Mel Gets Bopped on the Noggin
I really enjoyed Arthur Jay Harris's article about sanctimonious Mel Richard ("He Did a Job on the Mob," April 23). He ran against me for a seat on the county commission in 1958. I guess he chose not to remember that particular election. He lost and so did I.

He also has a bit of a hazy memory about the incident at the Shelborne Hotel with Reubin Clein. I was there as a candidate and so was Mel. Reubin, after being castigated and excoriated by Mel, did not wait to go to the basement to confront Mel -- he went up on the stage and hit Mel over the head with the microphone. I was there. I guess he may have hit Mel a bit too hard and that was what clouded Mel's memory.

I well remember all the bookie boards set up in the hotels, in particular at the Seagull Hotel down the street from Wolfie's restaurant. Lest we forget, back in the old days, with all the so-called mob people being here, we never heard of a murder being committed in Miami Beach. It was unheard of. Having lived here for 53 years, I remember all of it.

Mel also had some tough times with the Bass family as their lawyer for the museum in Miami Beach. As was later learned, some of the art there was not what it was represented to be. I remember one particular painting titled Lot and His Family as They Leave Sodom. I wrote a feature story about it for the Miami Beach Reporter (now the SunPost) in which I pointed out that this painting by Peter Paul Rubens could also be found in Sarasota's Ringling Museum of Art; another one was in a museum in London and another was floating around in the United States. Seems that no one ever said the one at the Bass Museum was the original.

Yes, the good old days of Miami Beach were far more interesting and safer that the pretentious days of today's crowd on Ocean Drive.

Ronald C. Rickey
Miami Beach

Flood Us and the Little Birdie Buys It
This letter is in response to Jacob Bernstein's article "Really for the Birds" (April 23). The article stated that the Army Corps of Engineers and the South Florida Water Management District (SFWMD) are unable to keep dry the area in which the Cape Sable seaside sparrow nests (from March through June) because there are people living illegally in a region known as the 81/2 Square Mile Area west of Krome Avenue. The article makes it seem that if only those people weren't there, the poor little bird would have a chance.

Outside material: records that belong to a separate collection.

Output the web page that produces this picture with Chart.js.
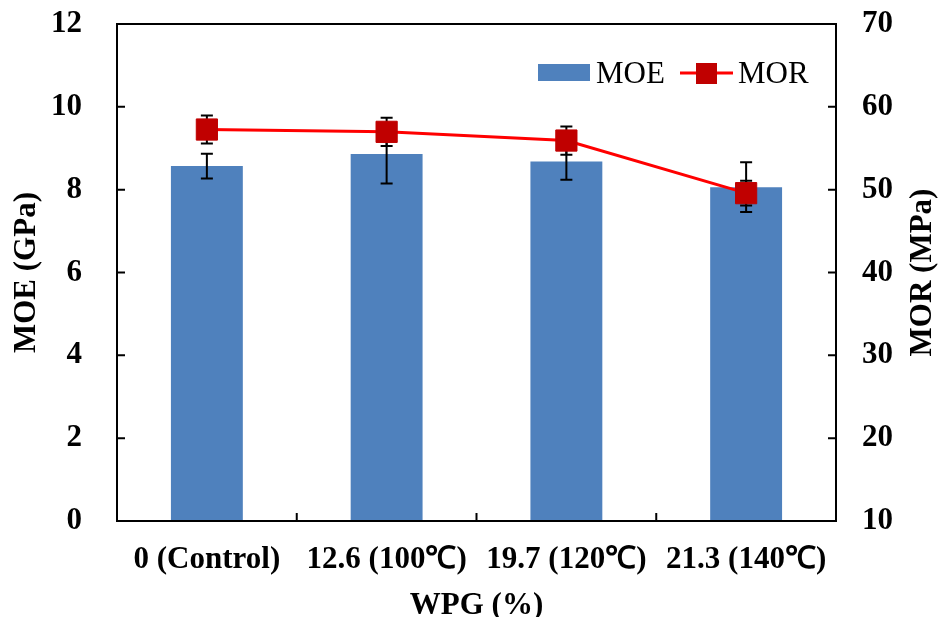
<!DOCTYPE html>
<html>
<head>
<meta charset="utf-8">
<script src="https://cdn.jsdelivr.net/npm/chart.js@4.4.1/dist/chart.umd.min.js"></script>
<style>
  html, body { margin: 0; padding: 0; background: #fff; }
  canvas { display: block; }
</style>
</head>
<body>
<canvas id="chart" width="945" height="617"></canvas>
<script>
// ── Data ─────────────────────────────────────────────────────
const categories = ['0 (Control)', '12.6 (100℃)', '19.7 (120℃)', '21.3 (140℃)'];
const moeValues  = [8.57, 8.86, 8.68, 8.06];   // GPa
const moeErrors  = [0.30, 0.71, 0.44, 0.60];
const morValues  = [57.26, 56.98, 55.93, 49.58]; // MPa
const morErrors  = [1.7, 1.7, 1.7, 1.5];
const moeTicks   = [0, 2, 4, 6, 8, 10, 12];
const morTicks   = [10, 20, 30, 40, 50, 60, 70];

const FONT     = '"Liberation Serif", "Times New Roman", serif';
const BAR_CLR  = '#4F81BD';
const LINE_CLR = '#FF0000';
const MARK_CLR = '#C00000';

// ── Error bars: drawn just before the MOR line so markers sit on top ──
const errorBars = {
  id: 'errorBars',
  beforeDatasetDraw(chart, args) {
    if (args.meta.type !== 'line') return;
    const { ctx, scales } = chart;
    const draw = (vals, errs, yScale) => {
      vals.forEach((v, i) => {
        const x  = scales.x.getPixelForValue(i);
        const y1 = yScale.getPixelForValue(v + errs[i]);
        const y2 = yScale.getPixelForValue(v - errs[i]);
        ctx.beginPath();
        ctx.moveTo(x, y1); ctx.lineTo(x, y2);
        ctx.moveTo(x - 6, y1); ctx.lineTo(x + 6, y1);
        ctx.moveTo(x - 6, y2); ctx.lineTo(x + 6, y2);
        ctx.stroke();
      });
    };
    ctx.save();
    ctx.strokeStyle = '#000';
    ctx.lineWidth = 2;
    draw(moeValues, moeErrors, scales.y);
    draw(morValues, morErrors, scales.y2);
    ctx.restore();
  }
};

// ── Box frame with inward ticks, right title, legend ─────────
const frame = {
  id: 'frame',
  afterDraw(chart) {
    const { ctx, chartArea: a, scales } = chart;
    ctx.save();
    ctx.strokeStyle = '#000';
    ctx.lineWidth = 2;
    ctx.strokeRect(a.left, a.top, a.right - a.left, a.bottom - a.top);
    ctx.beginPath();
    moeTicks.forEach(t => {
      const y = scales.y.getPixelForValue(t);
      ctx.moveTo(a.left, y); ctx.lineTo(a.left + 8, y);
    });
    morTicks.forEach(t => {
      const y = scales.y2.getPixelForValue(t);
      ctx.moveTo(a.right, y); ctx.lineTo(a.right - 8, y);
    });
    for (let i = 0; i < categories.length - 1; i++) {
      const x = (scales.x.getPixelForValue(i) + scales.x.getPixelForValue(i + 1)) / 2;
      ctx.moveTo(x, a.bottom); ctx.lineTo(x, a.bottom - 8);
    }
    ctx.stroke();

    // right axis title, reading bottom-to-top like the left one
    ctx.fillStyle = '#000';
    ctx.font = 'bold 31px ' + FONT;
    ctx.textAlign = 'center';
    ctx.textBaseline = 'middle';
    ctx.translate(923, (a.top + a.bottom) / 2);
    ctx.rotate(-Math.PI / 2);
    ctx.fillText('MOR (MPa)', 0, 0);
    ctx.restore();

    // legend
    ctx.save();
    const r = a.right, t = a.top;
    ctx.fillStyle = BAR_CLR;
    ctx.fillRect(r - 298, t + 40, 52, 17);
    ctx.fillStyle = '#000';
    ctx.font = '31px ' + FONT;
    ctx.textBaseline = 'alphabetic';
    ctx.fillText(chart.data.datasets[0].label, r - 240, t + 59);
    ctx.strokeStyle = LINE_CLR;
    ctx.lineWidth = 3;
    ctx.beginPath();
    ctx.moveTo(r - 156, t + 49); ctx.lineTo(r - 103, t + 49);
    ctx.stroke();
    ctx.fillStyle = MARK_CLR;
    ctx.fillRect(r - 140, t + 39, 21, 21);
    ctx.fillStyle = '#000';
    ctx.fillText(chart.data.datasets[1].label, r - 98, t + 59);
    ctx.restore();
  }
};

const tickFont  = { family: FONT, size: 31, weight: 'bold' };
const titleFont = { family: FONT, size: 31, weight: 'bold' };
const noGrid    = { display: false, drawTicks: false };

new Chart(document.getElementById('chart'), {
  type: 'bar',
  data: {
    labels: categories,
    datasets: [
      {
        label: 'MOE',
        data: moeValues,
        backgroundColor: BAR_CLR,
        borderWidth: 0,
        barPercentage: 0.4,
        categoryPercentage: 1,
        yAxisID: 'y',
        order: 1,
      },
      {
        label: 'MOR',
        type: 'line',
        data: morValues,
        borderColor: LINE_CLR,
        borderWidth: 3,
        pointStyle: 'rect',
        pointRadius: 15,
        pointBackgroundColor: MARK_CLR,
        pointBorderColor: MARK_CLR,
        pointBorderWidth: 1,
        tension: 0,
        yAxisID: 'y2',
        order: 0,
      },
    ],
  },
  options: {
    responsive: false,
    animation: false,
    layout: { padding: { top: 24, left: 0, right: 0, bottom: 0 } },
    plugins: {
      legend: { display: false },
      tooltip: { enabled: false },
    },
    scales: {
      x: {
        grid: noGrid,
        border: { display: false },
        ticks: { color: '#000', font: tickFont, padding: 20, maxRotation: 0, autoSkip: false },
        title: { display: true, text: 'WPG (%)', color: '#000', font: titleFont, padding: { top: 0, bottom: -8 } },
        afterFit: s => { s.height = 96; s.paddingLeft = 0; s.paddingRight = 0; },
      },
      y: {
        position: 'left',
        min: 0, max: 12,
        grid: noGrid,
        border: { display: false },
        ticks: { stepSize: 2, color: '#000', font: tickFont, padding: 35 },
        title: { display: true, text: 'MOE (GPa)', color: '#000', font: titleFont, padding: { top: 8, bottom: 0 } },
        afterFit: s => { s.width = 117; s.paddingTop = 0; s.paddingBottom = 0; },
      },
      y2: {
        position: 'right',
        min: 10, max: 70,
        grid: noGrid,
        border: { display: false },
        ticks: { stepSize: 10, color: '#000', font: tickFont, padding: 26 },
        afterFit: s => { s.width = 109; s.paddingTop = 0; s.paddingBottom = 0; },
      },
    },
  },
  plugins: [errorBars, frame],
});
</script>
</body>
</html>
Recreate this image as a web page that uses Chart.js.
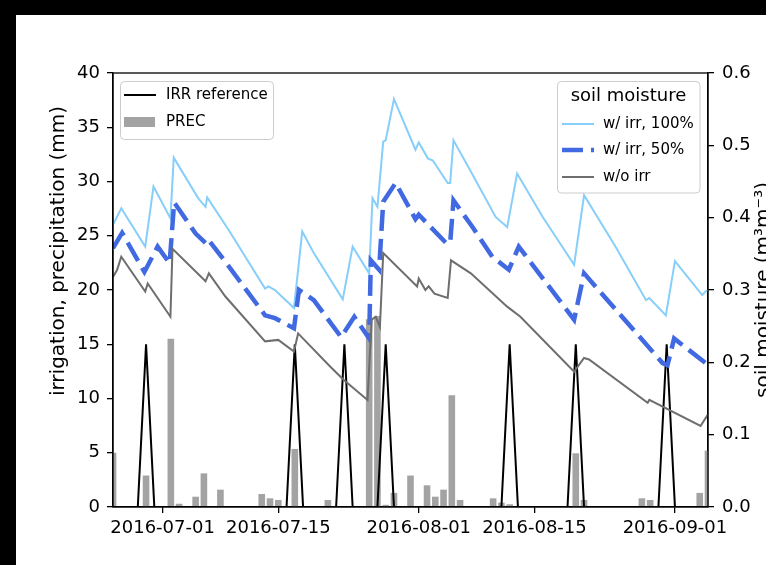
<!DOCTYPE html>
<html lang="en">

<head>
    <meta charset="UTF-8">
    <title>Irrigation, precipitation and soil moisture</title>
    <script src="https://cdn.jsdelivr.net/npm/chart.js"></script>
    <style>
        html, body {
            margin: 0;
            padding: 0;
            background: #000;
        }
        canvas {
            display: block;
        }
    </style>
</head>

<body>
    <canvas id="myChart" width="766" height="565"></canvas>

    <script>
        // day 0 = 2016-06-25, last day = 2016-09-05
        const xTickDays = [6, 20, 37, 51, 68];
        const xTickLabels = ['2016-07-01', '2016-07-15', '2016-08-01', '2016-08-15', '2016-09-01'];

        // daily irrigation reference (mm)
        const irr = [
            0, 0, 0, 0, 15, 0, 0, 0, 0, 0,
            0, 0, 0, 0, 0, 0, 0, 0, 0, 0,
            0, 0, 15, 0, 0, 0, 0, 0, 15, 0,
            0, 0, 0, 15, 0, 0, 0, 0, 0, 0,
            0, 0, 0, 0, 0, 0, 0, 0, 15, 0,
            0, 0, 0, 0, 0, 0, 15, 0, 0, 0,
            0, 0, 0, 0, 0, 0, 0, 15, 0, 0,
            0, 0, 0
        ];

        // daily precipitation (mm)
        const prec = [
            5.0, 0, 0, 0, 2.9, 0, 0, 15.5, 0.3, 0,
            0.95, 3.1, 0, 1.6, 0, 0, 0, 0, 1.2, 0.8,
            0.65, 0, 5.35, 0, 0, 0, 0.65, 0, 0, 0,
            0, 17.3, 17.6, 0.2, 1.3, 0, 2.9, 0, 2.0, 0.95,
            1.6, 10.3, 0.65, 0, 0, 0, 0.8, 0.4, 0.25, 0,
            0, 0, 0, 0, 0, 0, 4.95, 0.65, 0, 0,
            0, 0, 0, 0, 0.8, 0.65, 0, 0, 0, 0,
            0, 1.3, 5.2
        ];

        // soil moisture, w/ irr 100% (m3/m3)
        const sm100Days = [0, 1.0, 3.9, 4.9, 6.95, 7.35, 10.3, 11.2, 11.4, 14.0, 18.4, 18.8, 19.6, 21.9, 22.9, 24.3,
            27.8, 29.0, 31.0, 31.4, 32.0, 32.7, 33.0, 34.0, 36.6, 37.0, 38.1, 38.7, 40.5, 40.8, 41.2, 43.1,
            46.3, 47.7, 48.9, 52.0, 55.8, 57.0, 60.8, 64.5, 64.9, 66.9, 68.0, 71.3, 71.7, 72.0];
        const sm100 = [0.390, 0.413, 0.360, 0.443, 0.399, 0.483, 0.427, 0.415, 0.428, 0.383, 0.302, 0.305, 0.300, 0.275, 0.381, 0.351,
            0.287, 0.360, 0.323, 0.427, 0.415, 0.505, 0.507, 0.564, 0.494, 0.504, 0.482, 0.479, 0.448, 0.448, 0.507, 0.468,
            0.401, 0.387, 0.461, 0.401, 0.335, 0.431, 0.360, 0.286, 0.289, 0.265, 0.340, 0.293, 0.298, 0.300];

        // soil moisture, w/ irr 50%
        const sm50Days = [0, 1.1, 3.8, 5.4, 6.85, 7.4, 10.0, 11.2, 11.5, 13.6, 18.4, 19.6, 21.9, 22.5, 24.3, 27.6,
            29.2, 31.0, 31.2, 32.2, 32.7, 34.2, 36.6, 37.0, 40.3, 40.8, 41.2, 43.5, 45.9, 47.9, 49.1, 55.8,
            57.0, 66.5, 67.1, 67.9, 71.7, 72.0];
        const sm50 = [0.358, 0.379, 0.325, 0.360, 0.337, 0.421, 0.378, 0.365, 0.370, 0.339, 0.265, 0.261, 0.247, 0.300, 0.286, 0.235,
            0.263, 0.233, 0.341, 0.328, 0.422, 0.448, 0.398, 0.404, 0.365, 0.365, 0.424, 0.387, 0.346, 0.328, 0.360, 0.259,
            0.323, 0.199, 0.196, 0.233, 0.199, 0.196];

        // soil moisture, w/o irr
        const smDryDays = [0, 0.5, 1.0, 3.9, 4.2, 6.95, 7.2, 11.2, 11.6, 13.6, 18.4, 20.0, 21.9, 22.4, 26.3, 27.9,
            30.8, 31.3, 31.8, 32.3, 32.7, 36.8, 37.0, 37.8, 38.2, 38.9, 40.5, 40.9, 43.3, 47.7, 49.3, 55.8,
            57.0, 57.6, 64.7, 64.9, 71.1, 72.0];
        const smDry = [0.318, 0.328, 0.346, 0.298, 0.309, 0.263, 0.357, 0.312, 0.323, 0.291, 0.229, 0.231, 0.215, 0.240, 0.194, 0.176,
            0.148, 0.259, 0.263, 0.249, 0.351, 0.305, 0.316, 0.300, 0.305, 0.295, 0.289, 0.341, 0.323, 0.277, 0.263, 0.187,
            0.206, 0.204, 0.144, 0.148, 0.112, 0.128];

        const COL_IRR = '#000000';
        const COL_PREC = '#a3a3a3';
        const COL_100 = '#87cefa';
        const COL_50 = '#4169e1';
        const COL_DRY = '#6e6e6e';
        const DASH = [21, 8];

        const pts = (xs, ys) => xs.map((x, i) => ({ x: x, y: ys[i] }));
        const daily = arr => arr.map((v, i) => ({ x: i, y: v }));

        Chart.defaults.font.family = "'DejaVu Sans', sans-serif";
        Chart.defaults.color = '#000';

        // legends, spines and axis titles drawn by hand (two legends like the original)
        const decor = {
            id: 'decor',
            beforeDraw(chart) {
                const c = chart.ctx;
                c.save();
                c.fillStyle = '#fff';
                c.fillRect(0, 0, chart.width, chart.height);
                c.fillStyle = '#000';
                c.fillRect(0, 0, chart.width, 15);
                c.fillRect(0, 0, 16, chart.height);
                c.restore();
            },
            afterDatasetsDraw(chart) {
                const c = chart.ctx;
                const a = chart.chartArea;
                c.save();
                c.strokeStyle = '#000';
                c.lineWidth = 1.3;
                c.strokeRect(a.left, a.top, a.right - a.left, a.bottom - a.top);
                c.restore();
            },
            afterDraw(chart) {
                const c = chart.ctx;
                c.save();

                function box(x, y, w, h) {
                    c.beginPath();
                    c.roundRect(x, y, w, h, 4);
                    c.fillStyle = 'rgba(255,255,255,0.8)';
                    c.fill();
                    c.strokeStyle = '#cccccc';
                    c.lineWidth = 1;
                    c.stroke();
                    c.fillStyle = '#000';
                }
                function sample(x1, x2, y, color, width, dash) {
                    c.beginPath();
                    c.setLineDash(dash || []);
                    c.moveTo(x1, y);
                    c.lineTo(x2, y);
                    c.strokeStyle = color;
                    c.lineWidth = width;
                    c.stroke();
                    c.setLineDash([]);
                }

                c.textBaseline = 'middle';

                // left legend
                box(120.5, 81.5, 153, 58);
                sample(124, 156, 95, COL_IRR, 2);
                c.fillStyle = COL_PREC;
                c.fillRect(124, 117, 31, 10);
                c.fillStyle = '#000';
                c.font = "15px 'DejaVu Sans'";
                c.textAlign = 'left';
                c.fillText('IRR reference', 166, 95);
                c.fillText('PREC', 166, 122);

                // right legend
                box(557.5, 81.5, 142.5, 111.5);
                c.font = "18px 'DejaVu Sans'";
                c.textAlign = 'center';
                c.fillText('soil moisture', 628.5, 96);
                sample(562, 594, 124, COL_100, 2);
                sample(562, 594, 150, COL_50, 4.5, DASH);
                sample(562, 594, 177, COL_DRY, 2);
                c.fillStyle = '#000';
                c.font = "15px 'DejaVu Sans'";
                c.textAlign = 'left';
                c.fillText('w/ irr, 100%', 603, 124);
                c.fillText('w/ irr, 50%', 603, 150);
                c.fillText('w/o irr', 603, 177);

                // axis titles
                c.font = "20px 'DejaVu Sans'";
                c.textAlign = 'center';
                c.save();
                c.translate(59, 251);
                c.rotate(-Math.PI / 2);
                c.fillText('irrigation, precipitation (mm)', 0, 0);
                c.restore();
                c.save();
                c.translate(764, 290);
                c.rotate(-Math.PI / 2);
                c.fillText('soil moisture (m³m⁻³)', 0, 0);
                c.restore();

                c.restore();
            }
        };

        const data = {
            datasets: [
                {
                    type: 'line',
                    label: 'w/ irr, 100%',
                    data: pts(sm100Days, sm100),
                    borderColor: COL_100,
                    borderWidth: 2,
                    pointRadius: 0,
                    tension: 0,
                    yAxisID: 'y2',
                    order: 2,
                },
                {
                    type: 'line',
                    label: 'w/ irr, 50%',
                    data: pts(sm50Days, sm50),
                    borderColor: COL_50,
                    borderWidth: 4.5,
                    borderDash: DASH,
                    pointRadius: 0,
                    tension: 0,
                    yAxisID: 'y2',
                    order: 1,
                },
                {
                    type: 'line',
                    label: 'w/o irr',
                    data: pts(smDryDays, smDry),
                    borderColor: COL_DRY,
                    borderWidth: 2,
                    pointRadius: 0,
                    tension: 0,
                    yAxisID: 'y2',
                    order: 0,
                },
                {
                    type: 'line',
                    label: 'IRR reference',
                    data: daily(irr),
                    borderColor: COL_IRR,
                    borderWidth: 2,
                    pointRadius: 0,
                    tension: 0,
                    yAxisID: 'y',
                    order: 3,
                },
                {
                    type: 'bar',
                    label: 'PREC',
                    data: daily(prec),
                    backgroundColor: COL_PREC,
                    borderWidth: 0,
                    barPercentage: 0.8,
                    categoryPercentage: 1.0,
                    yAxisID: 'y',
                    order: 4,
                },
            ]
        };

        const tickFont = { size: 18 };
        const tickGrid = { drawOnChartArea: false, drawTicks: true, tickLength: 6, color: '#000', lineWidth: 1.3, offset: false };
        const spine = { display: true, color: '#000', width: 1.3 };

        const config = {
            type: 'bar',
            data: data,
            plugins: [decor],
            options: {
                responsive: false,
                animation: false,
                events: [],
                layout: { padding: { top: 73, left: 0, right: 0, bottom: 0 } },
                plugins: {
                    legend: { display: false },
                    tooltip: { enabled: false },
                },
                scales: {
                    x: {
                        type: 'linear',
                        position: 'bottom',
                        min: 0,
                        max: 72,
                        offset: false,
                        afterBuildTicks: s => { s.ticks = xTickDays.map(v => ({ value: v })); },
                        afterFit: s => { s.height = 58; },
                        ticks: {
                            autoSkip: false,
                            maxRotation: 0,
                            padding: 5,
                            font: tickFont,
                            callback: (v, i) => xTickLabels[i],
                        },
                        grid: tickGrid,
                        border: spine,
                    },
                    y: {
                        position: 'left',
                        min: 0,
                        max: 40,
                        afterFit: s => { s.width = 113; },
                        ticks: { stepSize: 5, padding: 7, font: tickFont },
                        grid: tickGrid,
                        border: spine,
                    },
                    y2: {
                        position: 'right',
                        min: 0,
                        max: 0.6,
                        afterFit: s => { s.width = 58; },
                        ticks: { stepSize: 0.1, padding: 8, font: tickFont, callback: v => v.toFixed(1) },
                        grid: tickGrid,
                        border: spine,
                    }
                }
            }
        };

        const myChart = new Chart(
            document.getElementById('myChart'),
            config
        );
    </script>
</body>

</html>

In 1989 Congress passed the Everglades National Park Expansion and Protection Act (Public Law 101-229). In section 104, paragraph 2(c), it states that Congress "authorized and directed" the Army Corps of Engineers "to construct a flood protection system" for our area. It mentions us by name, "the eight and one-half square mile residential area." There is nothing ambiguous about this. It does not say flood mitigation, nor does it mention acquisition of the area.